Auguri di Natale all’ex? Attenzione: in questi casi è reato. Informati o rischi grosso
Una sentenza della Cassazione chiarisce quando messaggi o chiamate all’ex possono costituire reato di molestie: ecco cosa prevede la legge
In un periodo come quello natalizio, caratterizzato da gesti di affetto e riconciliazioni, è importante fare chiarezza su quando un semplice messaggio o una telefonata possono trasformarsi in un comportamento illecito.
La recente sentenza della Corte di Cassazione n. 32770 del 3 ottobre 2025 ha ribadito con fermezza che il proseguire di contatti insistenti verso un’ex persona può configurare un vero e proprio reato di molestia. Vediamo nel dettaglio quali sono i confini legali e cosa dice la giurisprudenza più aggiornata.
Le molestie telefoniche e telematiche: una violazione della libertà personale
Non è raro, soprattutto nelle fasi di separazione o di rottura di una relazione, che uno dei due partner tenti di ristabilire un contatto con chiamate o messaggi insistenti. Tuttavia, come chiarito dalla Suprema Corte, nonostante alcune comunicazioni possano rientrare in un normale percorso di chiarimento, superare certi limiti rappresenta una violazione della libertà personale dell’altro.

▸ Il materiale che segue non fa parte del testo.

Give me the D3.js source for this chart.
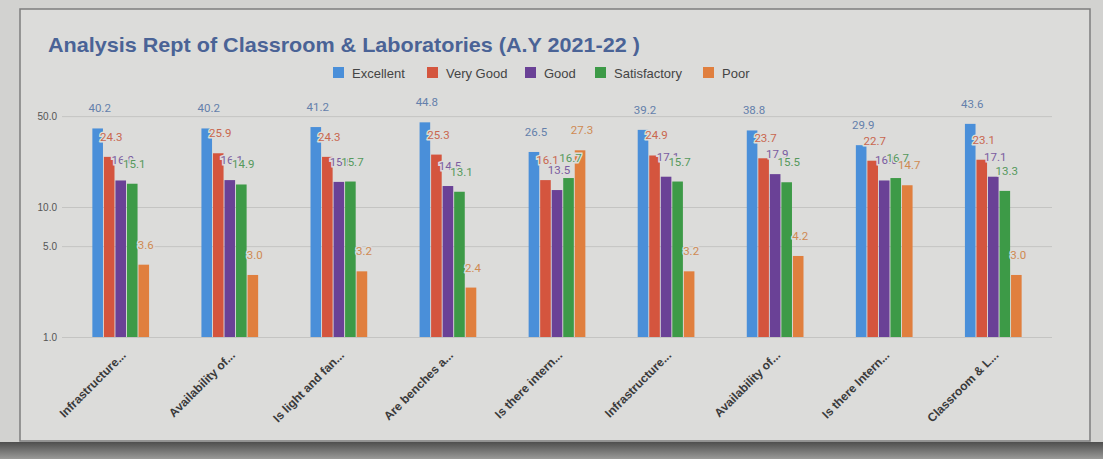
<!DOCTYPE html>
<html>
<head>
<meta charset="utf-8">
<script src="https://cdn.jsdelivr.net/npm/d3@7"></script>
<style>
  html, body { margin: 0; padding: 0; background: #cfcfcd; }
  svg { display: block; }
</style>
</head>
<body>
<svg id="chart" width="1103" height="459"></svg>
<script>
  // data
  var categories = ['Infrastructure...', 'Availability of...', 'Is light and fan...', 'Are benches a...',
    'Is there intern...', 'Infrastructure...', 'Availability of...', 'Is there Intern...', 'Classroom & L...']
  var seriesNames = ['Excellent', 'Very Good', 'Good', 'Satisfactory', 'Poor']
  var excellent    = [40.2, 40.2, 41.2, 44.8, 26.5, 39.2, 38.8, 29.9, 43.6]
  var veryGood     = [24.3, 25.9, 24.3, 25.3, 16.1, 24.9, 23.7, 22.7, 23.1]
  var good         = [16.0, 16.1, 15.6, 14.5, 13.5, 17.1, 17.9, 16.0, 17.1]
  var satisfactory = [15.1, 14.9, 15.7, 13.1, 16.7, 15.7, 15.5, 16.7, 13.3]
  var poor         = [3.6, 3.0, 3.2, 2.4, 27.3, 3.2, 4.2, 14.7, 3.0]
  var yTicks = [1, 5, 10, 50]

  // styles
  var BAR_COLORS = ['#4a8fd9', '#d4553e', '#6a4196', '#3d9a47', '#e07f3e']
  var LABEL_COLORS = ['#6480ab', '#c9674f', '#7a5ba0', '#55995c', '#cf8a52']
  var PAPER = '#dcdcda'
  var W = 1103, H = 459

  var values = [excellent, veryGood, good, satisfactory, poor]
  var svg = d3.select('#chart')

  // paper + frame
  svg.append('rect').attr('x', 0).attr('y', 0).attr('width', W).attr('height', H).attr('fill', '#d2d2d0')
  svg.append('rect').attr('x', 20).attr('y', 9).attr('width', 1070).attr('height', 432)
    .attr('fill', PAPER).attr('stroke', '#7d7d7d').attr('stroke-width', 1.5)
  var shade = svg.append('defs').append('linearGradient').attr('id', 'shade')
    .attr('x1', 0).attr('y1', 0).attr('x2', 0).attr('y2', 1)
  shade.append('stop').attr('offset', 0).attr('stop-color', '#4e4e4e')
  shade.append('stop').attr('offset', 1).attr('stop-color', '#9a9a98')
  svg.append('rect').attr('x', 0).attr('y', 442).attr('width', W).attr('height', 17).attr('fill', 'url(#shade)')

  // title
  svg.append('text')
    .attr('x', 48).attr('y', 52)
    .attr('font-family', 'Liberation Sans, Arial, sans-serif')
    .attr('font-size', 21).attr('font-weight', 'bold')
    .attr('fill', '#4a6396')
    .attr('textLength', 592).attr('lengthAdjust', 'spacingAndGlyphs')
    .text('Analysis Rept of Classroom & Laboratories (A.Y  2021-22 )')

  // legend
  var legendX = [333, 427, 525, 595, 703]
  var legend = svg.append('g').attr('font-family', 'Liberation Sans, Arial, sans-serif').attr('font-size', 13)
  seriesNames.forEach(function (name, i) {
    legend.append('rect').attr('x', legendX[i]).attr('y', 67).attr('width', 11).attr('height', 11)
      .attr('fill', BAR_COLORS[i])
    legend.append('text').attr('x', legendX[i] + 19).attr('y', 77.5).attr('fill', '#444')
      .text(name)
  })

  // scales
  var x = d3.scaleBand()
    .domain(d3.range(categories.length))
    .range([64, 1050])
    .paddingInner(0.48)
    .paddingOuter(0.26)
  var xs = d3.scaleBand()
    .domain(d3.range(seriesNames.length))
    .range([0, x.bandwidth()])
    .paddingInner(0.08)
  var y = d3.scaleLog()
    .domain([1, 100])
    .range([337, 77])

  // grid + y axis
  var yAxis = svg.append('g')
    .attr('transform', 'translate(62,0)')
    .call(d3.axisLeft(y).tickValues(yTicks).tickFormat(d3.format('.1f')).tickSize(-990))
  yAxis.select('.domain').remove()
  yAxis.selectAll('.tick line').attr('stroke', '#c4c4c2').attr('stroke-width', 1)
  yAxis.selectAll('.tick text')
    .attr('x', -5)
    .attr('font-family', 'Liberation Sans, Arial, sans-serif')
    .attr('font-size', 10).attr('fill', '#555')

  // bars
  var groups = svg.append('g').selectAll('g')
    .data(categories)
    .join('g')
    .attr('transform', function (d, i) { return 'translate(' + x(i) + ',0)' })

  groups.selectAll('rect')
    .data(function (d, i) { return values.map(function (s) { return s[i] }) })
    .join('rect')
    .attr('x', function (d, j) { return xs(j) })
    .attr('y', function (d) { return y(d) })
    .attr('width', xs.bandwidth())
    .attr('height', function (d) { return y(1) - y(d) })
    .attr('fill', function (d, j) { return BAR_COLORS[j] })

  // data labels, drawn after all bars so they sit on top
  var labels = svg.append('g')
    .attr('font-family', 'Roboto, Liberation Sans, Arial, sans-serif')
    .attr('font-size', 11.5)
    .attr('text-anchor', 'middle')
  categories.forEach(function (c, i) {
    values.forEach(function (s, j) {
      labels.append('text')
        .attr('x', x(i) + xs(j) + xs.bandwidth() / 2 + 2)
        .attr('y', y(s[i]) - 16)
        .attr('fill', LABEL_COLORS[j])
        .attr('stroke', PAPER).attr('stroke-width', 3)
        .attr('paint-order', 'stroke')
        .text(d3.format('.1f')(s[i]))
    })
  })

  // x labels
  svg.append('g').selectAll('text')
    .data(categories)
    .join('text')
    .attr('transform', function (d, i) {
      return 'translate(' + (x(i) + x.bandwidth() / 2 + 6) + ',356) rotate(-45)'
    })
    .attr('text-anchor', 'end')
    .attr('font-family', 'Liberation Sans, Arial, sans-serif')
    .attr('font-size', 12).attr('font-weight', 'bold')
    .attr('fill', '#3a3a3a')
    .text(function (d) { return d })
</script>
</body>
</html>
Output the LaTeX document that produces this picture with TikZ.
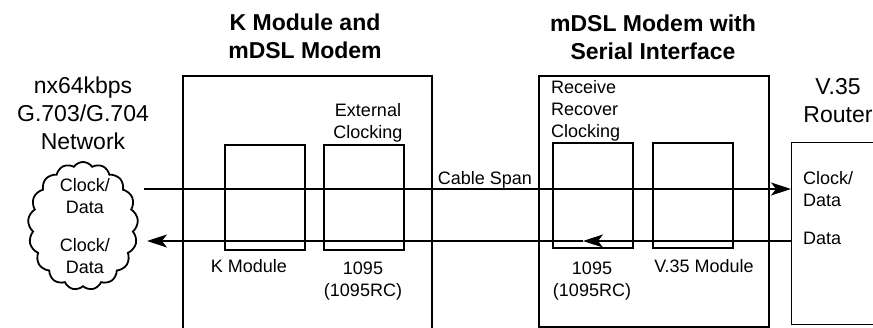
\documentclass[tikz,border=0pt]{standalone}
\usepackage{fontspec}
\setmainfont{Liberation Sans}
\usetikzlibrary{arrows.meta,shapes.symbols}
\tikzset{
  outerbox/.style={draw, line width=2.3pt, inner sep=0pt, anchor=north west},
  modbox/.style={draw, line width=2.3pt, inner sep=0pt, minimum width=80pt, minimum height=105pt},
  lbl/.style={font=\fontsize{18}{22}\selectfont, align=center, inner sep=0pt},
  lbll/.style={font=\fontsize{18}{22}\selectfont, align=left, inner sep=0pt, anchor=west},
  big/.style={font=\fontsize{23}{28}\selectfont, align=center, inner sep=0pt},
  ttl/.style={font=\fontsize{23}{28}\selectfont\bfseries, align=center, inner sep=0pt},
  conn/.style={line width=1.1pt},
  tip/.style={-{Stealth[length=20pt,width=13pt,inset=5pt]}}
}
\begin{document}
\begin{tikzpicture}[x=1pt,y=-1pt]
\useasboundingbox (0,0) rectangle (873,328);
\clip (0,0) rectangle (873,328);
% cloud
\node[cloud, draw, line width=1.8pt, cloud puffs=17, cloud puff arc=110,
      cloud ignores aspect, minimum width=110pt, minimum height=128pt, inner sep=0pt] (net) at (83,226) {};
\node[big] (nettxt) at (83,113) {nx64kbps\\G.703/G.704\\Network};
\node[lbl] (ncd1) at (85,196) {Clock/\\Data};
\node[lbl] (ncd2) at (85,256.5) {Clock/\\Data};
% K module and mDSL modem
\node[ttl] (t1) at (305,36) {K Module and\\mDSL Modem};
\node[outerbox, minimum width=249pt, minimum height=275pt] (kbox) at (182,75) {};
\node[modbox] (kmod) at (265,197.5) {};
\node[modbox] (m1) at (364,197.5) {};
\node[lbl] (ext) at (368,123) {External\\Clocking};
\node[lbl] (kl) at (249,266.5) {K Module};
\node[lbl] (m1l) at (363,281.5) {1095\\(1095RC)};
% mDSL modem with serial interface
\node[ttl] (t2) at (653,37) {mDSL Modem with\\Serial Interface};
\node[outerbox, minimum width=230pt, minimum height=251pt] (sbox) at (538,75) {};
\node[modbox] (m2) at (593,195.5) {};
\node[modbox] (v35) at (693,195.5) {};
\node[lbll] (rrc) at (551,110.5) {Receive\\Recover\\Clocking};
\node[lbl] (m2l) at (592,281.5) {1095\\(1095RC)};
\node[lbl] (v35l) at (704,266.5) {V.35 Module};
% router
\node[big] (rt) at (838,101) {V.35\\Router};
\node[draw, line width=1.1pt, inner sep=0pt, anchor=north west, minimum width=100pt, minimum height=182pt] (router) at (791,142) {};
\node[lbll] (rcd) at (803,189.5) {Clock/\\Data};
\node[lbll] (rd) at (803,238.5) {Data};
% connectors
\coordinate (ustart) at (144,189);
\coordinate (lend) at (147,241);
\coordinate (midtip) at (583,241);
\draw[conn, tip] (ustart) -- (ustart -| router.west);
\node[lbl] (cable) at (485,179.5) {Cable Span};
\draw[conn, tip] (lend -| router.west) -- (midtip);
\draw[conn, tip] (midtip) -- (lend);
\end{tikzpicture}
\end{document}
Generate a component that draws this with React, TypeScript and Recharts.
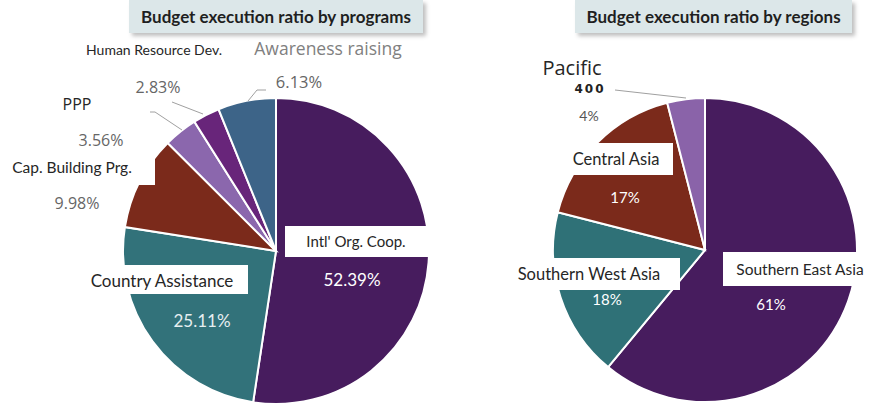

La Corte di Cassazione ha specificato che il reato di molestie o disturbo alle persone si configura in presenza di un uso invadente del telefono o di strumenti telematici, indipendentemente dalla possibilità di bloccare o interrompere il contatto. Ciò significa che anche l’invio ripetuto di SMS o messaggi WhatsApp, se non gradito e reiterato, può costituire molestia.
La vicenda che ha portato alla pronuncia della Corte riguarda A.A., condannato con una multa di 100 euro per aver ripetutamente contattato la propria ex nella seconda metà di dicembre 2022, con chiamate vocali e messaggi di testo nella speranza di ricucire il rapporto sentimentale. Dopo il rigetto del suo appello, A.A. si è rivolto alla Corte di Cassazione, che ha respinto il ricorso definendolo manifestamente infondato.
Nel suo dispositivo la Corte ha sottolineato che il disturbo si verifica quando viene alterata la normale tranquillità di una persona e la molestia si configura come un’azione dolosa che arreca fastidio o disagio psichico, anche se temporaneo.
È stato inoltre chiarito che la molestia si consuma ogni volta che la condotta è posta in essere “per petulanza o altro motivo biasimevole”, definendo la petulanza come un atteggiamento di arrogante invadenza e di ingerenza continua e inopportuna nella sfera di libertà altrui.
Già in precedenti sentenze, la giurisprudenza aveva affermato che il reato di molestie si integra quando vi è un corteggiamento ossessivo e petulante, volto a instaurare un rapporto comunicativo non desiderato, attraverso una sequenza insistente e fastidiosa di contatti.
Tale condotta implica un’intrusione costante e sgradita nella vita privata della vittima, con conseguente lesione della sua libertà personale. Non si tratta quindi di un semplice contatto sporadico, ma di una vera e propria invasione che altera la serenità e la libertà dell’individuo.
Il quadro normativo e giurisprudenziale si presenta quindi molto chiaro: il rispetto delle scelte altrui, soprattutto dopo la fine di una relazione, è un principio inderogabile. Insistere con chiamate o messaggi dopo un rifiuto esplicito non è solo moralmente scorretto, ma può rappresentare un illecito penale sanzionabile.
Nel delicato contesto delle relazioni interpersonali terminate, è fondamentale comprendere che il diritto alla privacy e alla tranquillità è un valore tutelato dalla legge. Quando una persona decide di non voler più avere contatti, tale volontà deve essere rispettata senza tentativi di forzatura.
La sentenza della Corte di Cassazione ribadisce che, oltre a essere un comportamento inopportuno, la reiterazione insistente di contatti non desiderati può configurare il reato di molestie ai sensi dell’articolo 660 del codice penale.